I am not the only experienced diver who actually knows better. It doesn’t take any special disaster to have made this happen- just a combination of inadequate training and experience combined with arrogance of Dunning Krueger and a dangerous environment with a very small margin of error, and that’s all you need.

The Next Chapter

The SCUBA tragedy in the Maldives has another interesting turn, and one that actually supports my belief that the divers were diving far beyond their training, equipment and experience. The bodies of the four missing divers have been recovered, and they were located in the third chamber of the cave at a depth of 200 feet.

The Italian tour operator that manages the Maldives diving trip denied authorizing or knowing about the deep dive that violated local limits, its lawyer told Italian daily Corriere della Sera on Saturday, according to an AP report.

Orietta Stella, representing Albatros Top Boat, said the operator “did not know” the group planned to descend beyond 30 meters. Crossing that threshold requires special permission from Maldivian maritime authorities and the tour operator “would have never allowed it,” she said.

I want you to look at this short video of the equipment that the dive team is using to recover the bodies.

This setup is called a rebreather. It works by having the diver rebreathe the air in his lungs over and over again. The device removes CO2 from the exhaled air and adds oxygen as needed to maintain a safe mixture. These devices are the gold standard for diving at the edge of human physiology. This is closed circuit diving, and rebreathers are specialized equipment, costing tens of thousands of dollars for each.

Now consider what the divers who died were equipped with:

The Italian divers were experienced, but the equipment used appeared to be standard recreational gear rather than technical equipment suited for deep-cave diving, she said.

This is the part that I can’t confirm, but this is reportedly the cave where the group was diving. Even if it isn’t the exact same cave, this is what it would look like. These caves are covered in fine silt, and one wrong move, one errant fin kick sends that silt up into the water of the cave, reducing visibility to zero.

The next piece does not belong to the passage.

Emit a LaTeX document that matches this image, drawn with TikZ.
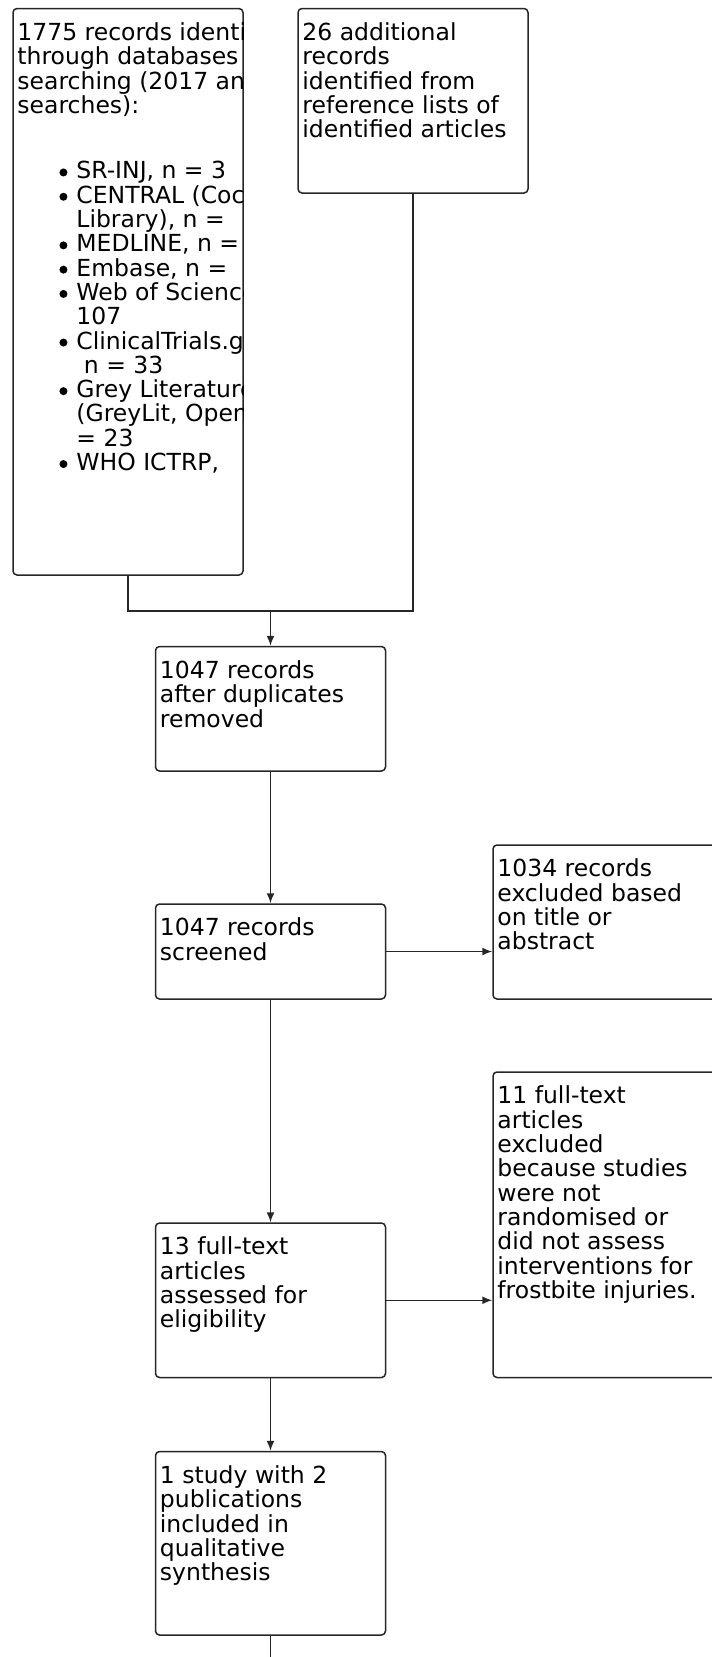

One of the things you do in an area where visibility is potentially poor is use guidelines. A guideline is a rope that leads you back to the exit. Firefighters, rescue personnel, and cave divers are all familiar with this. The line has markers on it to indicate direction so you don’t accidentally follow the line in the wrong direction. It looks like this:

The round markers are called cookies, and the arrows are called, well, arrows. These shapes are easy to identify by feel in cases where there is no visibility. The arrow is placed on the line so it points to the exit. Unlike arrows, which explicitly point toward the nearest exit, cookies are round and do not point anywhere. They are used to mark other things. For example, if a cave branches off in different directions, the guideline will as well. So you use a cookie to mark which of the guidelines the team followed to go deeper into the cave.

In this case, it is evident that the divers didn’t use guidelines. They weren’t equipped for deep or decompression diving, and none of the divers involved were trained for this.

When that visibility is zero, you are weightless, it’s very disorienting. If you don’t know what you are doing in a cave, this is a death sentence. You have about 3 minutes to figure it out, or you and everyone with you in this cave is dead. That’s how 5 divers can die all at once. My guess is that this is what happened, and one of the divers managed to make it as far as the cave entrance before his air ran out. This has been my belief all along, and nothing I have seen to date contradicts my belief.

Now that the bodies have been located, the plan is to recover two of them tomorrow, and the final two on Wednesday.